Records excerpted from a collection
= = = =

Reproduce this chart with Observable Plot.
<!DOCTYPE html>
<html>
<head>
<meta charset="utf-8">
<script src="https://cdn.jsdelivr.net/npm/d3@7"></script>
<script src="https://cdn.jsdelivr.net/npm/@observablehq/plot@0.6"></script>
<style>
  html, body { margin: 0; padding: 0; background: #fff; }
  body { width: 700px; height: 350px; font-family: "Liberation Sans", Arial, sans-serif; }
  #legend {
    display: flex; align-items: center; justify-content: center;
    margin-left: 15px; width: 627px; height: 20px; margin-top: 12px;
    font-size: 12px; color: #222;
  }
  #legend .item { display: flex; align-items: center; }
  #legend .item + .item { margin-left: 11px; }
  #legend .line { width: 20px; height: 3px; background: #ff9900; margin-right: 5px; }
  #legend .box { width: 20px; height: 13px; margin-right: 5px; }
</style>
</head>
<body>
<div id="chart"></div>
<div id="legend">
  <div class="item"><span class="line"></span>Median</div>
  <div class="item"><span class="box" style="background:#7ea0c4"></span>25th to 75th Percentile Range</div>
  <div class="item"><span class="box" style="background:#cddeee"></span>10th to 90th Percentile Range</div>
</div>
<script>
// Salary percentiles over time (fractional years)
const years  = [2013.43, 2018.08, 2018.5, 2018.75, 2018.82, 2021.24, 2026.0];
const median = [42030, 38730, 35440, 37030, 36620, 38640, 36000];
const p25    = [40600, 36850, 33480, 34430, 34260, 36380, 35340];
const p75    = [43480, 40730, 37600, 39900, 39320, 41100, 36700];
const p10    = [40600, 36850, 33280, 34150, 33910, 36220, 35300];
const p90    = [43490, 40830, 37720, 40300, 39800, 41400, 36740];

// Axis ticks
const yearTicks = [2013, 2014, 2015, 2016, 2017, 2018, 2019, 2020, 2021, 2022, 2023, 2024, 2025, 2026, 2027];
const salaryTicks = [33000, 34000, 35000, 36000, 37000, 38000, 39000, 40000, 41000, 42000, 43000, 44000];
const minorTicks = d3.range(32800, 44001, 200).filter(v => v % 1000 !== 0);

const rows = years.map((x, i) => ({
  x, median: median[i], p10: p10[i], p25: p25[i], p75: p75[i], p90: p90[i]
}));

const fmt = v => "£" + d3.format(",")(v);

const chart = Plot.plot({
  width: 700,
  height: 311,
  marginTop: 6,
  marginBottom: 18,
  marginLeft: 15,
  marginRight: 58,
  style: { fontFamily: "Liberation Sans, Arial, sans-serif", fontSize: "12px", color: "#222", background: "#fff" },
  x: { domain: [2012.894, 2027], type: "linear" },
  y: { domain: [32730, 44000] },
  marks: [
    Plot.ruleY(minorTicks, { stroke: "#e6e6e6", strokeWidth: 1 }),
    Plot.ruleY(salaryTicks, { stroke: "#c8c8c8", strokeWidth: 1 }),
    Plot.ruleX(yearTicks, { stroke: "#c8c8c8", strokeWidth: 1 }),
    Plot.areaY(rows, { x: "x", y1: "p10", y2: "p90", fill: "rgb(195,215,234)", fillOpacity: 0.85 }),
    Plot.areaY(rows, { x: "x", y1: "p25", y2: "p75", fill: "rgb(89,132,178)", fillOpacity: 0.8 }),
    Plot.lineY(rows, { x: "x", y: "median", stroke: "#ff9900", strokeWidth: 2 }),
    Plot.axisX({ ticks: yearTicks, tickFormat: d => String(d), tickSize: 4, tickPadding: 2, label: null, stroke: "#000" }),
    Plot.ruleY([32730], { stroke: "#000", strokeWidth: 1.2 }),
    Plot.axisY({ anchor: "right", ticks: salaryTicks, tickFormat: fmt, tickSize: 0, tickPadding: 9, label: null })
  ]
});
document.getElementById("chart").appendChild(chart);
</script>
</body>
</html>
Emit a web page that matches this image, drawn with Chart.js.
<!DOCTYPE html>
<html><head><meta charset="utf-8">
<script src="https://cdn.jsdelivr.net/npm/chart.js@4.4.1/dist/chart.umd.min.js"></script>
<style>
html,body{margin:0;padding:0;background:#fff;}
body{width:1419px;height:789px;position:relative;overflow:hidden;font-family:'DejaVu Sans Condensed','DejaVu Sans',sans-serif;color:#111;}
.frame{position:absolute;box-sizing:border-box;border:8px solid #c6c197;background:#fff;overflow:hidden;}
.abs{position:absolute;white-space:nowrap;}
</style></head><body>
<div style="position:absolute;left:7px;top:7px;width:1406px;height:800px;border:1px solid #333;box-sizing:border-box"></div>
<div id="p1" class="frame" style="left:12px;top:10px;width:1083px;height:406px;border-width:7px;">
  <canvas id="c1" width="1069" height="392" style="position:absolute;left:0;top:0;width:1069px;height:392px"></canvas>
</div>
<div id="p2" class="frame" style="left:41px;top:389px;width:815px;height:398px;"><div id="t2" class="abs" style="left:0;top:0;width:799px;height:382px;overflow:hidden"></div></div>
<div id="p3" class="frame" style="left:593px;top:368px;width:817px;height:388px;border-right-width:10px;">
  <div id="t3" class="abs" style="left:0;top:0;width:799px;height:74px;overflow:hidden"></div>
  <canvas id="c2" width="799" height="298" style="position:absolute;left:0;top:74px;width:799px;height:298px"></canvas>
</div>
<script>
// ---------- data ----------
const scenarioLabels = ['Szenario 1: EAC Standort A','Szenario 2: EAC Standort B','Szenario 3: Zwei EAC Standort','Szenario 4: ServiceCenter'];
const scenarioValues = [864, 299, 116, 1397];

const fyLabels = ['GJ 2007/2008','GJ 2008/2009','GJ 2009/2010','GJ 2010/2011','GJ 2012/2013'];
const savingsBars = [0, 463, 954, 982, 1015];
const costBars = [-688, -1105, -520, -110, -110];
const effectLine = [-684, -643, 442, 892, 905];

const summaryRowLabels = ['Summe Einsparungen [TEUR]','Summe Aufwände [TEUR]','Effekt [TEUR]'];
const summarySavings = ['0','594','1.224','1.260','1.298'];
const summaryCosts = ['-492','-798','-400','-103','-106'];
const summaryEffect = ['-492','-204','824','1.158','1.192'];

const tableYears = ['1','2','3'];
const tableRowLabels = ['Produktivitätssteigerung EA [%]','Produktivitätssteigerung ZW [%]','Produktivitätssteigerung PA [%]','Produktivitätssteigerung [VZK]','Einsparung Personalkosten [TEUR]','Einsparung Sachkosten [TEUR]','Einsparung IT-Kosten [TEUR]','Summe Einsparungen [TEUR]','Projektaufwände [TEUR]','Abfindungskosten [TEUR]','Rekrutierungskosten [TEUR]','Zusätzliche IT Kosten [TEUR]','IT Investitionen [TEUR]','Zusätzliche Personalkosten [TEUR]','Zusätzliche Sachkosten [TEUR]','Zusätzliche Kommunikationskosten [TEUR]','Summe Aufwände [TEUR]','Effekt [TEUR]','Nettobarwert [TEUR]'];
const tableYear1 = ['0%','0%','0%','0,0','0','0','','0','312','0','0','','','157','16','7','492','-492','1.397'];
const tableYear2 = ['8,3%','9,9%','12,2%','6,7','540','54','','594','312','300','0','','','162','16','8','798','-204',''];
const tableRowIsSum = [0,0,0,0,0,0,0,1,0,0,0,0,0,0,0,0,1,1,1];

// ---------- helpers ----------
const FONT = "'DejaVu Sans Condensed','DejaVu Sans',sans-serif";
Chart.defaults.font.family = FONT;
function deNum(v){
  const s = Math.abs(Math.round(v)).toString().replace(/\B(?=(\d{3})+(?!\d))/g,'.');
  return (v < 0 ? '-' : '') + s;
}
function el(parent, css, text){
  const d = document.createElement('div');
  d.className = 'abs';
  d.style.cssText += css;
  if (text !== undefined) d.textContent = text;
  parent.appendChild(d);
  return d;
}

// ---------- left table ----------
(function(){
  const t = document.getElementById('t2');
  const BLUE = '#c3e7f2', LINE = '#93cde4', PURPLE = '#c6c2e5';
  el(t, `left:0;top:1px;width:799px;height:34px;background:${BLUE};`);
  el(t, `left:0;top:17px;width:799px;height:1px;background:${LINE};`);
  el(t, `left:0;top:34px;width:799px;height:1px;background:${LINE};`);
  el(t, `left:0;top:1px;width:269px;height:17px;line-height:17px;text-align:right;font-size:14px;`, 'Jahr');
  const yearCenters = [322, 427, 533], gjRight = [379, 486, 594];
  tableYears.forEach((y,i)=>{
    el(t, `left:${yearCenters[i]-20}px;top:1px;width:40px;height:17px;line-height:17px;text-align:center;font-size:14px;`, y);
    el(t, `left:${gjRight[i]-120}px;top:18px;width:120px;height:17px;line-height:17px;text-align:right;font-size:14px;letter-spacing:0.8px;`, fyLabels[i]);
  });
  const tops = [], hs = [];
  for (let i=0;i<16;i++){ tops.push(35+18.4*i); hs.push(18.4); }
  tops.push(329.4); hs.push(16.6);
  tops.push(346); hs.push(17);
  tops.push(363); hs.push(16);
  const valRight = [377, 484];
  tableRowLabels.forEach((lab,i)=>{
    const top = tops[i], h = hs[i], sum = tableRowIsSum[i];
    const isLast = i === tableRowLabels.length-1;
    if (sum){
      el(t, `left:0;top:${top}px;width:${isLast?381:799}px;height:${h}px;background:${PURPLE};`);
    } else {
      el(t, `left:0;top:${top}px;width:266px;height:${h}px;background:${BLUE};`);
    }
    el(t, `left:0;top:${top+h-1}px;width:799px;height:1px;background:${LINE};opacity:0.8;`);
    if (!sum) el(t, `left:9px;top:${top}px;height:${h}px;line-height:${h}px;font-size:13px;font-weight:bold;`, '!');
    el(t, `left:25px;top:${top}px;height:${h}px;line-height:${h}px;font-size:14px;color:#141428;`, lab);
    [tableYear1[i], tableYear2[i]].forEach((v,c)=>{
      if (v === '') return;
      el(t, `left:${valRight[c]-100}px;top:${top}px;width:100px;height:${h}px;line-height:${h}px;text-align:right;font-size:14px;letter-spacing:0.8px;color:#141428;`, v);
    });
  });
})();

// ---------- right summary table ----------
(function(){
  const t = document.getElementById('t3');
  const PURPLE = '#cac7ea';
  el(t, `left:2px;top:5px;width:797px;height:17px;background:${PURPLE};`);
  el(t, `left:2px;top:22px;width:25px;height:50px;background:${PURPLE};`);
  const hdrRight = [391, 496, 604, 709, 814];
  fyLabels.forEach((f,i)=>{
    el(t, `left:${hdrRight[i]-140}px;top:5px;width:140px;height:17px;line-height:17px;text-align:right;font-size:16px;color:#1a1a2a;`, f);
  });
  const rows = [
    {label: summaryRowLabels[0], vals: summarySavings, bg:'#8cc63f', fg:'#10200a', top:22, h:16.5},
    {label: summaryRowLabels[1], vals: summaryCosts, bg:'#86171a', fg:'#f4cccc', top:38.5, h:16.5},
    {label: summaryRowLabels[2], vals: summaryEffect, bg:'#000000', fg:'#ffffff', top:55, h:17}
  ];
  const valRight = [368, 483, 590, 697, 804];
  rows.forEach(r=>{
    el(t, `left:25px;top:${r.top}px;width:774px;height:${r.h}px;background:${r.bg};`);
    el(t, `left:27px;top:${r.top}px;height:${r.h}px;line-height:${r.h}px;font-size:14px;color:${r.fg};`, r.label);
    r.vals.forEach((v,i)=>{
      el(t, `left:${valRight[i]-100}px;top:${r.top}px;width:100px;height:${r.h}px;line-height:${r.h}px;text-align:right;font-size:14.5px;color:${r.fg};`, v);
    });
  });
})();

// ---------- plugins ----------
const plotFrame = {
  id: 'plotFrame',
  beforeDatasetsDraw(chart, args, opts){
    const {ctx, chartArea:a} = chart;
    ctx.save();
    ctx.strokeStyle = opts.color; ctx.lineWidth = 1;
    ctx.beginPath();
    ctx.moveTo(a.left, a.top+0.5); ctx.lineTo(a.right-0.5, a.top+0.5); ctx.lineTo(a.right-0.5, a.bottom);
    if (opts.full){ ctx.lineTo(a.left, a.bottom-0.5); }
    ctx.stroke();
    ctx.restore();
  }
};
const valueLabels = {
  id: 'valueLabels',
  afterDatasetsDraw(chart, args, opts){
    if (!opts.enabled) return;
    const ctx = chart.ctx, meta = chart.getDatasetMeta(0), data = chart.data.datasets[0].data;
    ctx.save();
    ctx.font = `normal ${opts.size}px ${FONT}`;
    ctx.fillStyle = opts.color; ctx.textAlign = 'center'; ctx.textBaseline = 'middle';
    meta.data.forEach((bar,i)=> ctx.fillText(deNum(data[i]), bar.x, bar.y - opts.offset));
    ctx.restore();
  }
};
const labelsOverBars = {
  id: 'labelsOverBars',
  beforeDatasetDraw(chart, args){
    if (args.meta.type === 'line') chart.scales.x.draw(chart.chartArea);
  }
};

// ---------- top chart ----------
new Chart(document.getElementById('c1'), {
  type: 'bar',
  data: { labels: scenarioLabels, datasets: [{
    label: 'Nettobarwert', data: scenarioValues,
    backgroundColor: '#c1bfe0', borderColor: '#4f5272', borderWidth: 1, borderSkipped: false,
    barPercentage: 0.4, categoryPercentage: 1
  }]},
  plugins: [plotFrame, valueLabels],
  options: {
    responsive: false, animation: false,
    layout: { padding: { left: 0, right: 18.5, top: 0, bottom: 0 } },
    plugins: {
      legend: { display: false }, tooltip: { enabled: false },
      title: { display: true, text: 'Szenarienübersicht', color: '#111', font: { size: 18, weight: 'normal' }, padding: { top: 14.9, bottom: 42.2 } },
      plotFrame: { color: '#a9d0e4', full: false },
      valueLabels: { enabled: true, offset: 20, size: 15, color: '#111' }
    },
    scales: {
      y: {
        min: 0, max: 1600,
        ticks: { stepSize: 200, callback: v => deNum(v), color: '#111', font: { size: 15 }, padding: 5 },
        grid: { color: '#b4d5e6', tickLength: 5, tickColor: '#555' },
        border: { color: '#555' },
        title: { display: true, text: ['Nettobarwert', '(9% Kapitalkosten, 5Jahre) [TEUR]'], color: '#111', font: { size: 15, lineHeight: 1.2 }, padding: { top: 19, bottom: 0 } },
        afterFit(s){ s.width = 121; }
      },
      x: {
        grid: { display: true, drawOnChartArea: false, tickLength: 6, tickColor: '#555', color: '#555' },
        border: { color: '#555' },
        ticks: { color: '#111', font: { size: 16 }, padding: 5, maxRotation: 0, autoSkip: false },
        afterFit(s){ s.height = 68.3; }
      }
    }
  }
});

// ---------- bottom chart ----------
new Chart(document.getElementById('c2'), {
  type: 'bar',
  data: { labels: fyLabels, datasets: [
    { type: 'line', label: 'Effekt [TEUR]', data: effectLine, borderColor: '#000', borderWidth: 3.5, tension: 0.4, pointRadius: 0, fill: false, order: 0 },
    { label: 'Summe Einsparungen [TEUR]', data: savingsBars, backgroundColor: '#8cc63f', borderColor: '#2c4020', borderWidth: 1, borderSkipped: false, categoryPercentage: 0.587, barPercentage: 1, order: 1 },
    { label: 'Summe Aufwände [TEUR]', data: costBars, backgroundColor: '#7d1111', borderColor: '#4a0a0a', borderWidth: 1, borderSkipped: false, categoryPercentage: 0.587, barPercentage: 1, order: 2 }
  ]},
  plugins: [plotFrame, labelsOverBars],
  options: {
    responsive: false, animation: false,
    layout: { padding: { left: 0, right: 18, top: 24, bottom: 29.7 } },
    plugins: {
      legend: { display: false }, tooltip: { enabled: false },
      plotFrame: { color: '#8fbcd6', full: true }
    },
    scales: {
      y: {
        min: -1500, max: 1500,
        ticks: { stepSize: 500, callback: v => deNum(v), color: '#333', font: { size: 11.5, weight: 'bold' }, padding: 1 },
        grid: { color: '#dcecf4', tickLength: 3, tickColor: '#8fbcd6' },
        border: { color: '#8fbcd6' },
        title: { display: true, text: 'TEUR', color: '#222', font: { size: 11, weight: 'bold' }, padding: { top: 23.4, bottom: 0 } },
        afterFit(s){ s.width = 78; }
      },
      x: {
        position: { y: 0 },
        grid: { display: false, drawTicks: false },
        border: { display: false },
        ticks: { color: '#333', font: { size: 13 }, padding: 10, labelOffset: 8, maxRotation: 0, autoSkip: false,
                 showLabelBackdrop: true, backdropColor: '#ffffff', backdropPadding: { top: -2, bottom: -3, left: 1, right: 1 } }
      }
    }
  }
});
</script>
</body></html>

= = = =

Written exercise -> Reproduce the records above exactly, from the first line through the line containing "const fmt = v", and output nothing else.

Full solution ->
Reproduce this chart with Observable Plot.
<!DOCTYPE html>
<html>
<head>
<meta charset="utf-8">
<script src="https://cdn.jsdelivr.net/npm/d3@7"></script>
<script src="https://cdn.jsdelivr.net/npm/@observablehq/plot@0.6"></script>
<style>
  html, body { margin: 0; padding: 0; background: #fff; }
  body { width: 700px; height: 350px; font-family: "Liberation Sans", Arial, sans-serif; }
  #legend {
    display: flex; align-items: center; justify-content: center;
    margin-left: 15px; width: 627px; height: 20px; margin-top: 12px;
    font-size: 12px; color: #222;
  }
  #legend .item { display: flex; align-items: center; }
  #legend .item + .item { margin-left: 11px; }
  #legend .line { width: 20px; height: 3px; background: #ff9900; margin-right: 5px; }
  #legend .box { width: 20px; height: 13px; margin-right: 5px; }
</style>
</head>
<body>
<div id="chart"></div>
<div id="legend">
  <div class="item"><span class="line"></span>Median</div>
  <div class="item"><span class="box" style="background:#7ea0c4"></span>25th to 75th Percentile Range</div>
  <div class="item"><span class="box" style="background:#cddeee"></span>10th to 90th Percentile Range</div>
</div>
<script>
// Salary percentiles over time (fractional years)
const years  = [2013.43, 2018.08, 2018.5, 2018.75, 2018.82, 2021.24, 2026.0];
const median = [42030, 38730, 35440, 37030, 36620, 38640, 36000];
const p25    = [40600, 36850, 33480, 34430, 34260, 36380, 35340];
const p75    = [43480, 40730, 37600, 39900, 39320, 41100, 36700];
const p10    = [40600, 36850, 33280, 34150, 33910, 36220, 35300];
const p90    = [43490, 40830, 37720, 40300, 39800, 41400, 36740];

// Axis ticks
const yearTicks = [2013, 2014, 2015, 2016, 2017, 2018, 2019, 2020, 2021, 2022, 2023, 2024, 2025, 2026, 2027];
const salaryTicks = [33000, 34000, 35000, 36000, 37000, 38000, 39000, 40000, 41000, 42000, 43000, 44000];
const minorTicks = d3.range(32800, 44001, 200).filter(v => v % 1000 !== 0);

const rows = years.map((x, i) => ({
  x, median: median[i], p10: p10[i], p25: p25[i], p75: p75[i], p90: p90[i]
}));

const fmt = v => "£" + d3.format(",")(v);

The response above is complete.